Solitary goes by many names – Administrative Segregation, Special Housing, the SHU, the Box, the Hole, and on Rikers Island, by the slang name, the “Bing” – but it all amounts to the same thing:  23 hours inside a cell roughly the size of a parking spot, no meaningful human contact, with a food tray passed through a flap in the door.

The length of time in the cell can range from a few days, to a few months, to many years.

“If [inmates] had no mental health issues before they entered solitary, they do now.”

As a former assistant chief of mental health in the Rikers Island 500-cell solitary confinement unit, the misery of solitary is something that I knew all too well. Our team was routinely summoned to cell doors to assess those who were threatening suicide, showing signs of psychosis, or making suicidal gestures.

“If they had no mental health issues before they entered solitary, they do now,” was our mantra.

As I took in these grim cells—the cot, the tiny sink and toilet, the small footlocker, and the desperate person inside begging for a reprieve—I was continually struck by the cruelty of this punishment. But as I stood in those doorways, I was also struck by the role I played in this punishment as a mental health caregiver.

A mental health team in a correctional setting provides emotional and psychiatric support to the incarcerated, and especially in a solitary confinement unit. Under the rigors of solitary, mental deterioration is swift, and mountains of anti-depressants, anti-psychotics, and sleeping pills are routinely dispensed.

Yet nothing could have prepared me for blood-smeared cells, makeshift nooses, and agonized shell-shocked faces. My immediate reaction was that this punishment had all the signs of torture, but I brushed the word from my mind.

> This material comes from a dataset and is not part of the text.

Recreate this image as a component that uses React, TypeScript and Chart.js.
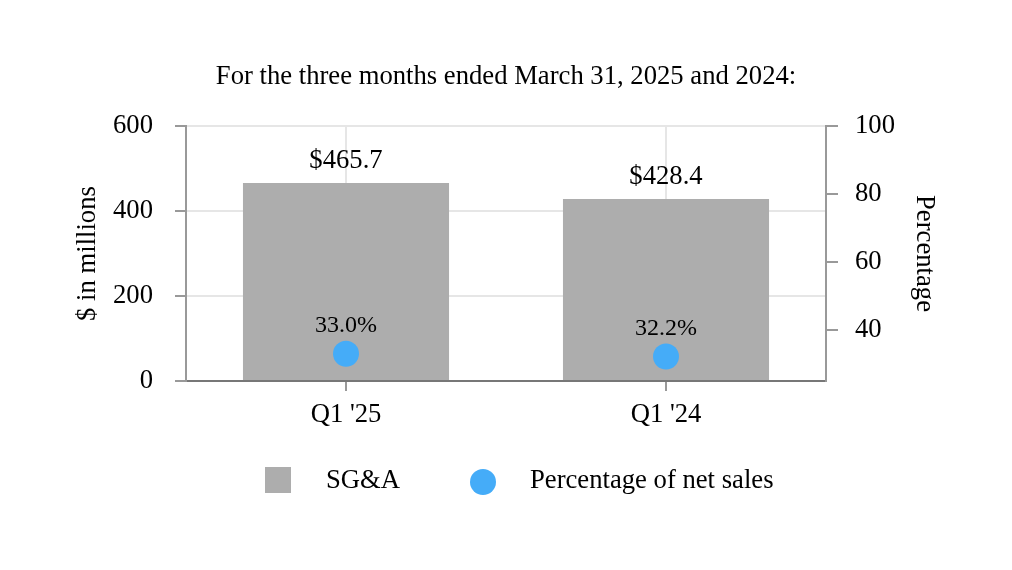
import React, { useEffect, useRef } from "react";
import { Chart, registerables } from "chart.js";

Chart.register(...registerables);

const categories = ["Q1 '25", "Q1 '24"];
const sgaValues = [465.7, 428.4];
const pctValues = [33.0, 32.2];
const sgaLabels = ["$465.7", "$428.4"];
const pctLabels = ["33.0%", "32.2%"];
const leftTicks = [0, 200, 400, 600];
const rightTicks = [40, 60, 80, 100];

const FONT = "'Liberation Serif', 'Times New Roman', serif";
const FS = 26.67;
const BAR_COLOR = "#adadad";
const DOT_COLOR = "#45acf8";

const labelPlugin = {
  id: "customLabels",
  afterDatasetsDraw(chart: any) {
    const ctx = chart.ctx;
    ctx.save();
    ctx.fillStyle = "#000";
    ctx.textAlign = "center";
    ctx.textBaseline = "alphabetic";
    const barMeta = chart.getDatasetMeta(0);
    ctx.font = `${FS}px ${FONT}`;
    barMeta.data.forEach((el: any, i: number) => {
      ctx.fillText(sgaLabels[i], el.x, el.y - 15);
    });
    const ptMeta = chart.getDatasetMeta(1);
    ctx.font = `24px ${FONT}`;
    ptMeta.data.forEach((el: any, i: number) => {
      ctx.fillText(pctLabels[i], el.x, el.y - 22);
    });
    ctx.restore();
  },
  afterDraw(chart: any) {
    const ctx = chart.ctx;
    const ca = chart.chartArea;
    const cx = (ca.left + ca.right) / 2;
    const cy = 481;
    ctx.save();
    ctx.font = `${FS}px ${FONT}`;
    ctx.textBaseline = "middle";
    ctx.textAlign = "left";
    let x = cx - 241;
    ctx.fillStyle = BAR_COLOR;
    ctx.fillRect(x, cy - 14, 26, 26);
    ctx.fillStyle = "#000";
    ctx.fillText(chart.data.datasets[0].label, x + 61, cy);
    x = cx - 36;
    ctx.fillStyle = DOT_COLOR;
    ctx.beginPath();
    ctx.arc(x + 13, cy + 1, 13, 0, Math.PI * 2);
    ctx.fill();
    ctx.fillStyle = "#000";
    ctx.fillText(chart.data.datasets[1].label, x + 60, cy);
    ctx.restore();
  },
};

export default function App() {
  const ref = useRef<HTMLCanvasElement | null>(null);
  useEffect(() => {
    if (!ref.current) return;
    const chart = new Chart(ref.current, {
      type: "bar",
      data: {
        labels: categories,
        datasets: [
          {
            type: "bar",
            label: "SG&A",
            data: sgaValues,
            backgroundColor: BAR_COLOR,
            yAxisID: "y",
            barPercentage: 0.644,
            categoryPercentage: 1.0,
            order: 2,
          } as any,
          {
            type: "line",
            label: "Percentage of net sales",
            data: pctValues,
            yAxisID: "y1",
            showLine: false,
            pointRadius: 13,
            pointHoverRadius: 13,
            pointBackgroundColor: DOT_COLOR,
            pointBorderWidth: 0,
            borderColor: DOT_COLOR,
            backgroundColor: DOT_COLOR,
            order: 1,
          } as any,
        ],
      },
      options: {
        responsive: true,
        maintainAspectRatio: false,
        animation: false,
        layout: { padding: { top: 0, bottom: 129, left: 0, right: 0 } },
        plugins: {
          legend: { display: false },
          tooltip: { enabled: false },
          title: {
            display: true,
            text: "For the three months ended March 31, 2025 and 2024:",
            color: "#000",
            font: { family: FONT, size: FS, weight: "normal" as any },
            padding: { top: 61, bottom: 33 },
          },
        },
        scales: {
          x: {
            offset: true,
            grid: {
              offset: false,
              color: "#e6e6e6",
              tickColor: "#999",
              tickLength: 10,
              lineWidth: 2,
            },
            border: { color: "#777", width: 2 },
            ticks: {
              color: "#000",
              font: { family: FONT, size: FS },
              padding: 8,
            },
            afterFit(scale: any) {
              scale.height = 60;
            },
          },
          y: {
            position: "left",
            min: 0,
            max: 600,
            afterBuildTicks(scale: any) {
              scale.ticks = leftTicks.map((v) => ({ value: v }));
            },
            grid: {
              color: "#e6e6e6",
              tickColor: "#999",
              tickLength: 11,
              lineWidth: 2,
            },
            border: { color: "#999", width: 2 },
            ticks: {
              color: "#000",
              font: { family: FONT, size: FS },
              padding: 22,
            },
            title: {
              display: true,
              text: "$ in millions",
              color: "#000",
              font: { family: FONT, size: FS },
              padding: { top: 72, bottom: 0 },
            },
            afterFit(scale: any) {
              scale.width = 186;
            },
          },
          y1: {
            position: "right",
            min: 25,
            max: 100,
            afterBuildTicks(scale: any) {
              scale.ticks = rightTicks.map((v) => ({ value: v }));
            },
            grid: {
              drawOnChartArea: false,
              color: "#999",
              tickColor: "#999",
              tickLength: 12,
              lineWidth: 2,
            },
            border: { color: "#999", width: 2 },
            ticks: {
              color: "#000",
              font: { family: FONT, size: FS },
              padding: 17,
            },
            title: {
              display: true,
              text: "Percentage",
              color: "#000",
              font: { family: FONT, size: FS },
              padding: { top: 72, bottom: 0 },
            },
            afterFit(scale: any) {
              scale.width = 186;
            },
          },
        },
      },
      plugins: [labelPlugin],
    });
    return () => chart.destroy();
  }, []);
  return (
    <div style={{ position: "absolute", left: 0, top: 0, width: 1012, height: 570, background: "#fff" }}>
      <canvas ref={ref} />
    </div>
  );
}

I was surrounded by all the earmarks of legitimacy: nurses and board-certified doctors in white lab coats, correction officers in navy uniforms, even the American flag flying above the jail.

How could any of this be wrong?

This was a legally sanctioned punishment carried out in jails and prisons across a nation that prides itself as progressive on human rights. Yet despite my rationalizations, whenever I approached a cell door, my knees wobbled, my throat clenched, and I could never seem to get the word torture out of my mind.

Although it has been more than a decade since I left Rikers, I have not forgotten the misery of this unit.  I am relieved to see that, with the national spotlight focused on mass incarceration and its related issues, solitary confinement is finally being exposed for the horror that it is.

Pope Francis, President Obama, and Supreme Court Justice Anthony Kennedy have denounced it, while Juan Mendez, the United Nations Special Rapporteur on Torture, has deemed that anything beyond 15 days in solitary constitutes torture.

Some 80,000 to 100,000 people continue to be held in isolation cells in prisons and jails across the country.

With the tide starting to turn, we are seeing the beginnings of reform, primarily in dealing with justice-involved juveniles and the mentally ill.  But it is far from enough.

The practice of solitary confinement is deeply entrenched across the nation.  Some 80,000 to 100,000 people continue  to be held in isolation cells in prisons and jails across the country.

The growing consensus that solitary confinement is inhumane and torturous is apparently, and unfortunately, not shared by the National Association of Social Workers and the American Psychological Association.  Yet their members are on the front lines of this issue.

It is social workers and psychologists who enter these cells on a daily basis to assess the mental deterioration that solitary will induce, and to determine when the risk of suicide is high enough to warrant a “timeout.” They are a key component in this punishment; without their participation, solitary confinement as we know it, would come to a halt.

With the United Nations opposing this punishment, and world leaders condemning it, there can be no further ambiguity as to the human rights violations posed by solitary confinement, and no excuses for the “helping professions” to remain silent.

It is time for the National Association of Social Workers and the American Psychological Association to take a meaningful stand, and offer guidance to the thousands in their ranks who, in the course of their duties, are often called upon to be monitors of human suffering.

To do anything less represents a betrayal of the ethics that are at the core of these helping professions.

 

Mary Buser was a clinical social worker in the Mental Health Department on Rikers Island between 1995 and 2000. She served as assistant chief of Mental Health in the island’s Mental Health Center, as well as the 500-cell Punitive Segregation Unit. Her book, “Lockdown on Rikers,” (St. Martin’s Press) was published in September, 2015, and won the 2016 Brooklyn Eagles Literary Award for non-fiction. She is also a member of Social Workers Against Solitary Confinement. She welcomes comments from readers.